▶ **DATA LINES**
<<<<

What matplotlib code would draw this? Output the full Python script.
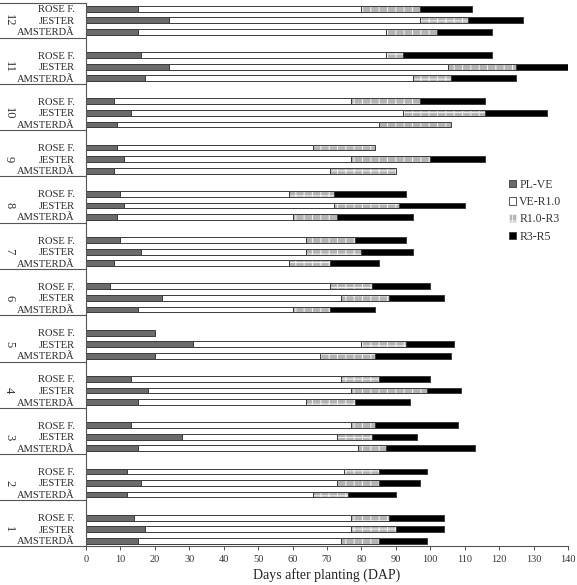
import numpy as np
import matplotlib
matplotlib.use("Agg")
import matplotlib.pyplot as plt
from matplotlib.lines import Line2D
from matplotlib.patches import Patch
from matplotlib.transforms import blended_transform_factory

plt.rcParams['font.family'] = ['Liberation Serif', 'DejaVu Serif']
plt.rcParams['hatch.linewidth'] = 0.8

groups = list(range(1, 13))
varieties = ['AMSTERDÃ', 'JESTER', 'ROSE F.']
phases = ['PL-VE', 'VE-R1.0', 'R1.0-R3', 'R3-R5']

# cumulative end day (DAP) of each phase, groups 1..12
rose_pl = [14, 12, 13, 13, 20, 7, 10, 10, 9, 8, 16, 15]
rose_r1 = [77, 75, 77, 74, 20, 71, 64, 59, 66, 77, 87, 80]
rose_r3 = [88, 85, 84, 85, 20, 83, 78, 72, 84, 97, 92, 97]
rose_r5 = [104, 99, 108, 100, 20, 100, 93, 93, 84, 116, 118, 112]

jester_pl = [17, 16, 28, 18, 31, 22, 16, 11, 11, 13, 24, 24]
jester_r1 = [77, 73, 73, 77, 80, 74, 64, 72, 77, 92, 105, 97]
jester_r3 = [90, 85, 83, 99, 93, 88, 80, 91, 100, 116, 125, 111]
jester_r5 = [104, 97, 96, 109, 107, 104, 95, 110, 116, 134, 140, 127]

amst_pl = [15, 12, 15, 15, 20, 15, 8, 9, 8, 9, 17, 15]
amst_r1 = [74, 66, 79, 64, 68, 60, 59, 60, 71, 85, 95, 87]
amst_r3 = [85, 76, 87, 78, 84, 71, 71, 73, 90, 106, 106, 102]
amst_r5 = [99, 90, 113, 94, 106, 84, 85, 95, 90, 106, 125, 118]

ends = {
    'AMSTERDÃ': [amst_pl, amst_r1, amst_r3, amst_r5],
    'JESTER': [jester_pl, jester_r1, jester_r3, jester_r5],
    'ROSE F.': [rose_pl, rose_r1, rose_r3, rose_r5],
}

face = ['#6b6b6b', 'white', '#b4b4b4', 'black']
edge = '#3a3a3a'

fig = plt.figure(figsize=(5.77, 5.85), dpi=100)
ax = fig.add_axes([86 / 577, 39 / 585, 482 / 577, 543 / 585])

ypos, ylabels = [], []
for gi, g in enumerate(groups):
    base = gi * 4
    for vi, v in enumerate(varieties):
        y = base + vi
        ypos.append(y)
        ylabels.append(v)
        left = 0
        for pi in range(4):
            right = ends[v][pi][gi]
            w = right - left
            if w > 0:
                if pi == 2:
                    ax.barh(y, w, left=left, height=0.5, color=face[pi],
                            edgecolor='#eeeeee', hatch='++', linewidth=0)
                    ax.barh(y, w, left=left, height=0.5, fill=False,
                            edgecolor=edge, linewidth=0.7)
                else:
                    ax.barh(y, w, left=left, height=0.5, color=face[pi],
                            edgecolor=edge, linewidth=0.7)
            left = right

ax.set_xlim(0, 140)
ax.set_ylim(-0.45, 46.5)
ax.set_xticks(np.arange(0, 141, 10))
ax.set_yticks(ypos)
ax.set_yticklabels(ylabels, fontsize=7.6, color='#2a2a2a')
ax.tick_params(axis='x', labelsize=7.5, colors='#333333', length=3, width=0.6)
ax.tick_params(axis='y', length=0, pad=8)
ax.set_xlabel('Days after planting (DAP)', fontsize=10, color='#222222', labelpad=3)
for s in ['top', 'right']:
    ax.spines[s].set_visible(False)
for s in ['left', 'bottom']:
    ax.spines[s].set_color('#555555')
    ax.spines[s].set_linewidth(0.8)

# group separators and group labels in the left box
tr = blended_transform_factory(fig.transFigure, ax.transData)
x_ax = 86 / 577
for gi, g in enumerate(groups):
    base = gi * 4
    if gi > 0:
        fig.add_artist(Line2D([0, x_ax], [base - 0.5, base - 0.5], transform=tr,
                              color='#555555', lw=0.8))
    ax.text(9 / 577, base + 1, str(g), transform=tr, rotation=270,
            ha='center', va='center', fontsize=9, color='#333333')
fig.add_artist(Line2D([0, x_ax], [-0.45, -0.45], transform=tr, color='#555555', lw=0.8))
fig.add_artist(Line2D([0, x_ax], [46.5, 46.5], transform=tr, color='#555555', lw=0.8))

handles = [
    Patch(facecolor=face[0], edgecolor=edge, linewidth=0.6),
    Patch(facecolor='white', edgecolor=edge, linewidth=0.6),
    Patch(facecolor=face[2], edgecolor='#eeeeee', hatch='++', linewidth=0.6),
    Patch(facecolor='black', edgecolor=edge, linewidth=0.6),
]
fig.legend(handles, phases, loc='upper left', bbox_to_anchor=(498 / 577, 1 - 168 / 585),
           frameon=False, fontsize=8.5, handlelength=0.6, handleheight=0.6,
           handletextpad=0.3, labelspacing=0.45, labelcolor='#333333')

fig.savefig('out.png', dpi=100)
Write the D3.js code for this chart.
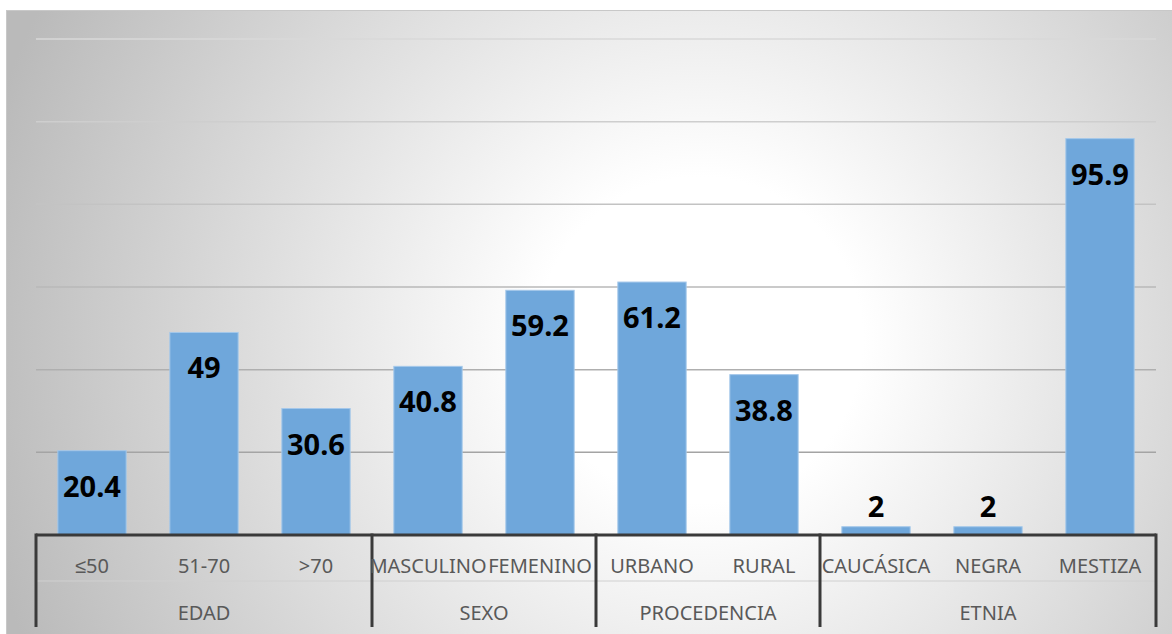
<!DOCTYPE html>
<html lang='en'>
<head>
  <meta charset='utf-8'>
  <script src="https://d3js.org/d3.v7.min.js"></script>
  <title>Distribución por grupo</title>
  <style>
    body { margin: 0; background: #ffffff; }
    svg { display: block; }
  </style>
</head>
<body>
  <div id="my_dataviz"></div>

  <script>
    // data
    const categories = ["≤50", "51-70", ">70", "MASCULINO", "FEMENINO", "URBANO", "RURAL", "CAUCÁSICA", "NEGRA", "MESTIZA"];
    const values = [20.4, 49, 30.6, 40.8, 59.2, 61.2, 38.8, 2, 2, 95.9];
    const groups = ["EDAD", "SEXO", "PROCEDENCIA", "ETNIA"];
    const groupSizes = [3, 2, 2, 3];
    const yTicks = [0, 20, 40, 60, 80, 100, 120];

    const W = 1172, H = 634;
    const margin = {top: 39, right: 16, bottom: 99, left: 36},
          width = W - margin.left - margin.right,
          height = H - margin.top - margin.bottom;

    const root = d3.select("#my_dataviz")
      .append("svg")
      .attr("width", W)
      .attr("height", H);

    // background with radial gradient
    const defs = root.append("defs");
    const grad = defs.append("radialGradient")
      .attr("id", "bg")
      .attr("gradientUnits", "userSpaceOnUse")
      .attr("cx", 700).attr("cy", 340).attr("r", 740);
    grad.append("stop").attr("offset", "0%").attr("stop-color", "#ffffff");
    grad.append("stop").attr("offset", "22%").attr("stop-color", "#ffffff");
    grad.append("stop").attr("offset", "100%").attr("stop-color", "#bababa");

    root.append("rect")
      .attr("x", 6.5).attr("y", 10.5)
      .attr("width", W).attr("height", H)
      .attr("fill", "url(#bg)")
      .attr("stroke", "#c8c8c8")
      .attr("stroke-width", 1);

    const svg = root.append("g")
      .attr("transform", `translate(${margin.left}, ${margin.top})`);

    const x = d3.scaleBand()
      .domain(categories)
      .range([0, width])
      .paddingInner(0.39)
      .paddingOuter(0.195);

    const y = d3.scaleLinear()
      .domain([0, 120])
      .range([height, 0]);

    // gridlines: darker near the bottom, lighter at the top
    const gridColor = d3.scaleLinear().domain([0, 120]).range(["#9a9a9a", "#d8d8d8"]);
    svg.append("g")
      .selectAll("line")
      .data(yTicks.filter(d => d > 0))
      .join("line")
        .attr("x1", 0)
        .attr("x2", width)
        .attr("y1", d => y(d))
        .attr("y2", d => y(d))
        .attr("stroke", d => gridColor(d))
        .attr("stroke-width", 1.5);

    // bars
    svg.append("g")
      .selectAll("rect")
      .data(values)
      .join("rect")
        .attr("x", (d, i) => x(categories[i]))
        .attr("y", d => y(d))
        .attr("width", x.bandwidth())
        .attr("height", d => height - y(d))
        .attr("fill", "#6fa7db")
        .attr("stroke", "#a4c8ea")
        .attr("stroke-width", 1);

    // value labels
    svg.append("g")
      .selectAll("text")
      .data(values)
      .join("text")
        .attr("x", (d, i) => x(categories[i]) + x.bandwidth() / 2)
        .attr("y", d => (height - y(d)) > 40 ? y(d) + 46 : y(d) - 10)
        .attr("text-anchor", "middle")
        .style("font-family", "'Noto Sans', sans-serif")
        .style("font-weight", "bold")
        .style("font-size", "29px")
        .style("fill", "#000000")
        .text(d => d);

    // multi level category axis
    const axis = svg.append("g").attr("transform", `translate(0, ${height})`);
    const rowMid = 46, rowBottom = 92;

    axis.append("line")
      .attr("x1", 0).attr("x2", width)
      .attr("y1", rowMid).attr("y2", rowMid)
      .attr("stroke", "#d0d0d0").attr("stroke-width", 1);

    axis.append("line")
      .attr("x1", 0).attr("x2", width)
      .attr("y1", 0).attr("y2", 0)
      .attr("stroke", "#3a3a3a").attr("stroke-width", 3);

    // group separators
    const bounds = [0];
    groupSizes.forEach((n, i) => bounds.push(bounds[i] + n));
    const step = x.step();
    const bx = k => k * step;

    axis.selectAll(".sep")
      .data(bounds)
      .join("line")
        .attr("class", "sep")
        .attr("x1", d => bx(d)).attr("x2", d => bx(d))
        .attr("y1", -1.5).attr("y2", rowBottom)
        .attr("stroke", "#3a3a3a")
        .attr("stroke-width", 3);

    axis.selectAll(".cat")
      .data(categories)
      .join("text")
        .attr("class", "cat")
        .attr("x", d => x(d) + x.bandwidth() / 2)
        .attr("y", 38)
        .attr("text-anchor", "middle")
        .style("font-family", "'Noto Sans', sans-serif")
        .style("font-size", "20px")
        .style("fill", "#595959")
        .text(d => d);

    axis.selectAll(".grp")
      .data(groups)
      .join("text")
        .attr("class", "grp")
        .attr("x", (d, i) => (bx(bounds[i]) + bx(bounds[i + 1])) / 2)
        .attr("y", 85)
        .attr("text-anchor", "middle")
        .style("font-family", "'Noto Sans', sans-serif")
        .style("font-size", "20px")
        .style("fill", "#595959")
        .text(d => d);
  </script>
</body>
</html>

>>>>

▶ **GOAL**
Scan the data above; copy every line where "code" appears.

▶ **SOLUTION TO THIS PROBLEM**
What matplotlib code would draw this? Output the full Python script.
Write the D3.js code for this chart.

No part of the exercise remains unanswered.